As someone who lived and studied in France for a while, I know that if there’s one thing you definitely shouldn’t underestimate about the French, it is how much they love white bread. Well, that and raging against the establishment.
Some of us are starting to feel that rage, too.
The rich eat gold. The poor eat mould. And cereal.
And yet we’re supposed to be fine with it all, with the increasing prices of everything from bread and milk to eggs and meat, with the unaffordable housing and with having to take on one side hustle after another just to be able to somehow (barely) stay afloat in this capitalist ocean. But hey — we’re all in this together, we’re told.
The food tells a starkly different story, though.

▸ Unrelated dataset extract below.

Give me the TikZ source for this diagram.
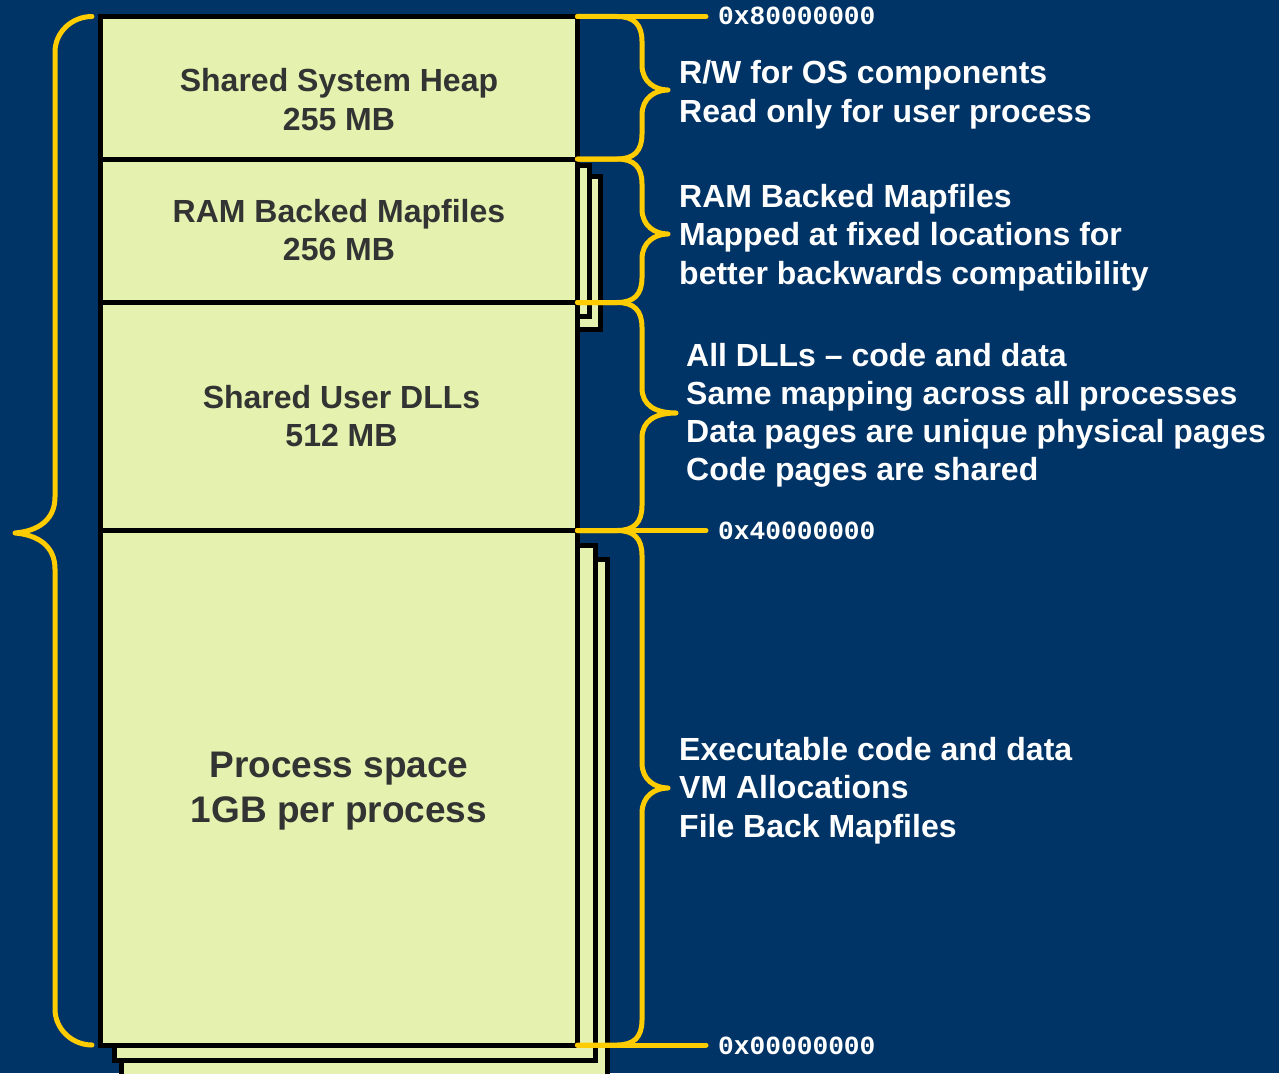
\documentclass[tikz,border=0pt]{standalone}
\usepackage{fontspec}
\setmainfont{Liberation Sans}
\newfontfamily\hexfont{Liberation Mono}
\definecolor{navy}{HTML}{003366}
\definecolor{pagefill}{HTML}{E5F2AF}
\definecolor{braceyellow}{HTML}{FFCC00}
\definecolor{ink}{HTML}{333333}

% right-hand curly brace: top y, tip y, bottom y, tip x
\newcommand\membrace[4]{%
  \draw[bracepath] (577.5,#1) -- (617,#1)
    .. controls (634,#1) and (642,#1+8) .. (642,#1+25)
    -- (642,#2-25)
    .. controls (642,#2-8) and (655,#2) .. (#4,#2)
    .. controls (655,#2) and (642,#2+8) .. (642,#2+25)
    -- (642,#3-25)
    .. controls (642,#3-8) and (634,#3) .. (617,#3)
    -- (577.5,#3);}

\begin{document}
\begin{tikzpicture}[x=1pt,y=-1pt,
  page/.style={draw=black, fill=pagefill, line width=5pt},
  rule/.style={draw=black, line width=5pt},
  bracepath/.style={draw=braceyellow, line width=5pt, line cap=round, line join=round},
  boxtext/.style={font=\bfseries\fontsize{32}{38}\selectfont, text=ink, inner sep=0pt, anchor=base},
  bigtext/.style={font=\bfseries\fontsize{37}{44}\selectfont, text=ink, inner sep=0pt, anchor=base},
  note/.style={font=\bfseries\fontsize{32}{38}\selectfont, text=white, inner sep=0pt, anchor=base west},
  addr/.style={font=\hexfont\bfseries\fontsize{26.2}{30}\selectfont, text=white, inner sep=0pt, anchor=base west},
]
\fill[navy] (0,0) rectangle (1279,1073);
\useasboundingbox (0,0) rectangle (1279,1073);

% stacked pages behind the mapfile region
\draw[page] (112,176) rectangle (600.5,329);
\draw[page] (106,165) rectangle (589.5,316);
% stacked pages behind the process space
\draw[page] (121.5,559.5) rectangle (607.5,1100);
\draw[page] (114.5,545.5) rectangle (595,1060);

% main address space column
\draw[page] (100,16.5) rectangle (577.5,1045);
\draw[rule] (100,159) -- (577.5,159);
\draw[rule] (100,302.5) -- (577.5,302.5);
\draw[rule] (100,530.5) -- (577.5,530.5);

% region labels
\node[boxtext] (heapA) at (339,92) {Shared System Heap};
\node[boxtext] (heapB) at (339,130) {255 MB};
\node[boxtext] (ramA) at (339,222.5) {RAM Backed Mapfiles};
\node[boxtext] (ramB) at (339,260.5) {256 MB};
\node[boxtext] (dllA) at (341.5,408.5) {Shared User DLLs};
\node[boxtext] (dllB) at (341.5,446.5) {512 MB};
\node[bigtext] (procA) at (339,777) {Process space};
\node[bigtext] (procB) at (339,822) {1GB per process};

% braces
\draw[bracepath] (92,16.5) .. controls (72,16.5) and (55,32) .. (55,52)
  -- (55,497) .. controls (55,520) and (38,531) .. (15,533)
  .. controls (38,535) and (55,546) .. (55,569)
  -- (55,1009) .. controls (55,1029) and (72,1045) .. (92,1045);
\membrace{16.5}{90}{159}{668}
\membrace{159}{234}{302.5}{668}
\membrace{302.5}{413}{530.5}{676}
\membrace{530.5}{788}{1045}{668}

% address markers
\coordinate (topedge) at (577.5,16.5);
\coordinate (midedge) at (577.5,530.5);
\coordinate (botedge) at (577.5,1045);
\coordinate (topend) at (706,16.5);
\coordinate (midend) at (706,530.5);
\coordinate (botend) at (706,1045);
\draw[bracepath] (topedge) -- (topend);
\draw[bracepath] (midedge) -- (midend);
\draw[bracepath] (botedge) -- (botend);
\node[addr] (a8) at (718,25) {0x80000000};
\node[addr] (a4) at (718,539) {0x40000000};
\node[addr] (a0) at (718,1054) {0x00000000};

% descriptions
\node[note] (n1a) at (679,83.5) {R/W for OS components};
\node[note] (n1b) at (679,122) {Read only for user process};
\node[note] (n2a) at (679,207.5) {RAM Backed Mapfiles};
\node[note] (n2b) at (679,245.5) {Mapped at fixed locations for};
\node[note] (n2c) at (679,284.5) {better backwards compatibility};
\node[note] (n3a) at (686,366) {All DLLs – code and data};
\node[note] (n3b) at (686,404) {Same mapping across all processes};
\node[note] (n3c) at (686,442) {Data pages are unique physical pages};
\node[note] (n3d) at (686,480) {Code pages are shared};
\node[note] (n4a) at (679,760.5) {Executable code and data};
\node[note] (n4b) at (679,798.5) {VM Allocations};
\node[note] (n4c) at (679,837.5) {File Back Mapfiles};
\end{tikzpicture}
\end{document}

First and foremost, it’s a story of deregulation and corporate greed, which resulted in food companies being able to up their prices using inflation as cover and then rake in record-high profits. But it’s also a story of rising inequalities in the system that only allows the rich to eat and be healthy.
Needless to say, being healthy shouldn’t be a privilege; health is a fundamental human right. And people shouldn’t have to choose between their health or their wallets. Or between buying groceries and being able to maybe, just maybe, buy a house one day.

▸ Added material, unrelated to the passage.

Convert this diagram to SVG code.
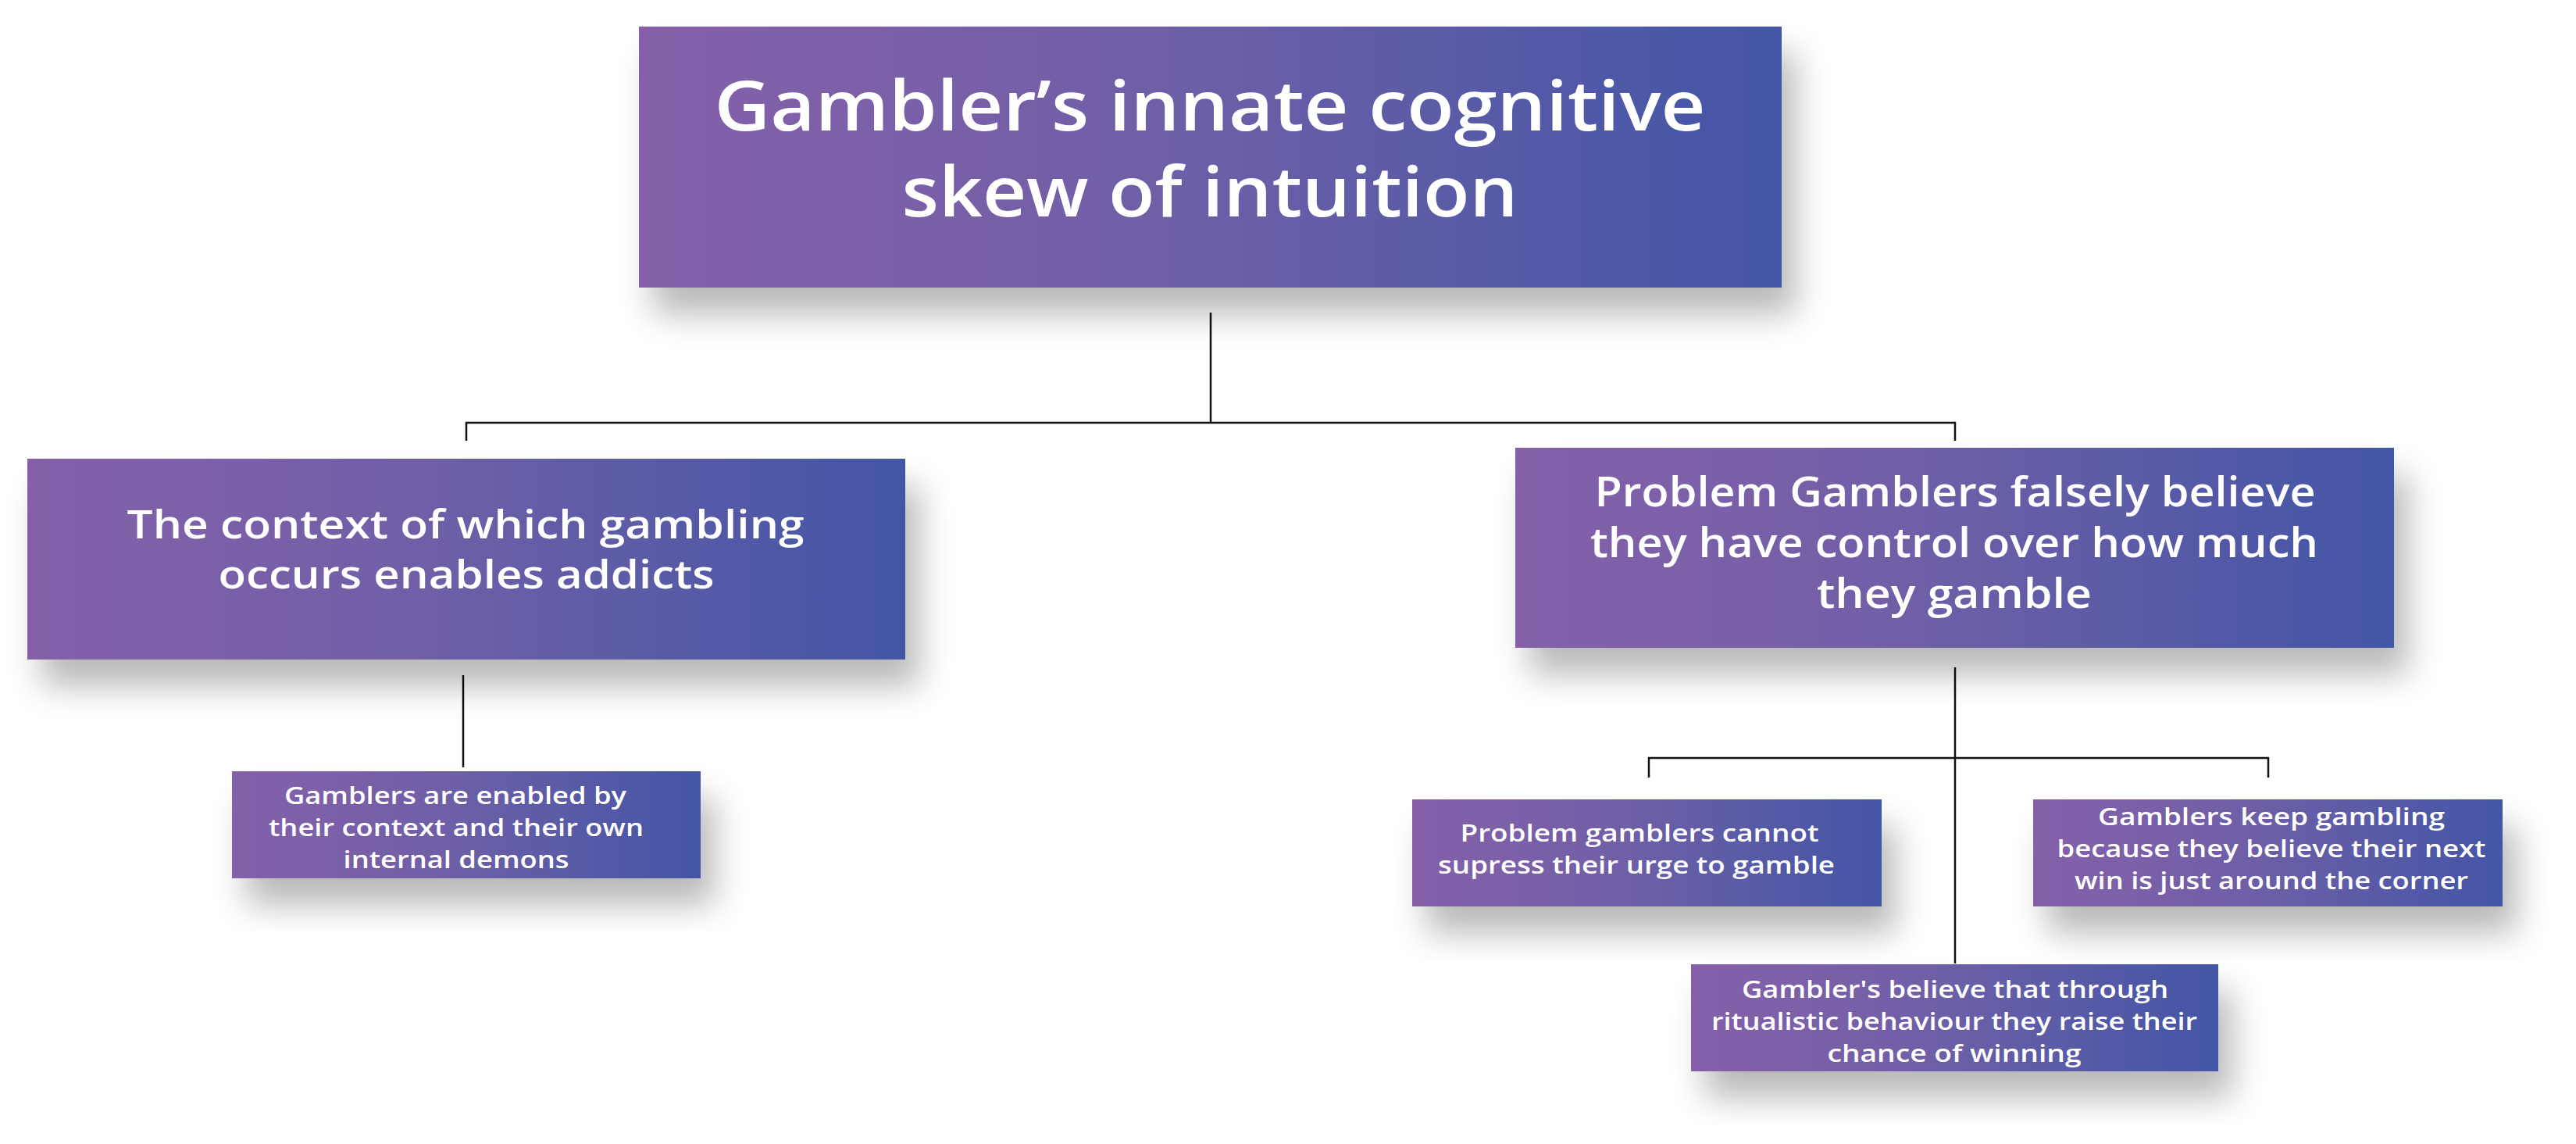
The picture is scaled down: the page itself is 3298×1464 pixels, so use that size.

But there’s something else our food is trying to tell us: to get angry.
The French Revolution type of angry.
In a way, I do feel like I went back in time.
And that I should probably consider moving somewhere where I can get myself a couple of chickens and grow a vegetable garden because the situation here just won’t get better anytime soon.

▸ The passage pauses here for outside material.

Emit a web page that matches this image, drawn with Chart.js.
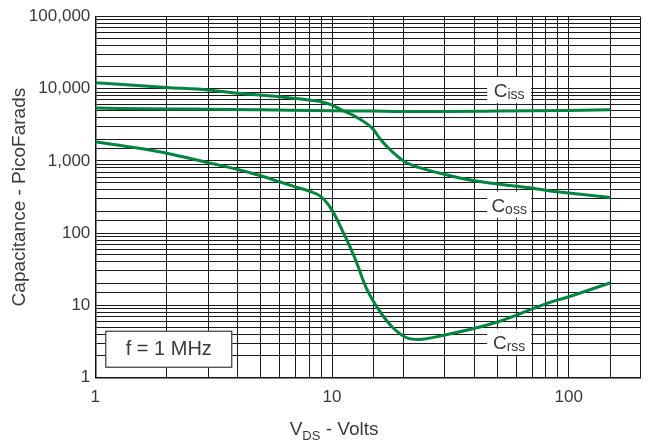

How many people will be able to do the same thing, though? How many will have to keep making choices between feeding themselves or their children or being able to keep a roof over their heads? How much more will the profit and power-hungry companies be able to get away with? And for how much longer?
Sure, we can all try to make better decisions and save up whenever possible, but there is only so much we can do as individuals.
Well, let’s just hope that, as the phrase attributed to French philosopher Jean-Jacques Rousseau goes:
When the people shall have nothing more to eat, they will eat the rich.
Thank you for highlighting this issue within the cost of living crisis. Just today I noticed that even supermarkets' own brand cereal has become expensive (too many people are profiting in the food business).
The profiteering by corporations during Covid is a direct and almost inevitable consequence of the corporate structure that dominates business today. The workers are pressed by managers who are answerable to their executives who answer to their board of directors who are answerable to stock holders. Of course once you get to the stockholders the only thing that matters is profits that drive stock prices and dividends. By then the consideration is so far removed from the customer's welfare that is is barely considered if at all. Aiding this detachment is the appetite of corporate leaders to buy out, dismantle, acquire and absorb competitors that reduces price competition. Blackrock is one of the most aggressive in this practice. Big oil strung together its most profitable quarters between 2020 and 2023 with price gouging passed off as rising expenses due to Covid related supply chain and operating infation costs. Make America Great Again like the 1890's when Rockefeller, Carnegie, Fisk, Mellon, J.P. Morgan paid no taxes while children worked in textile mills.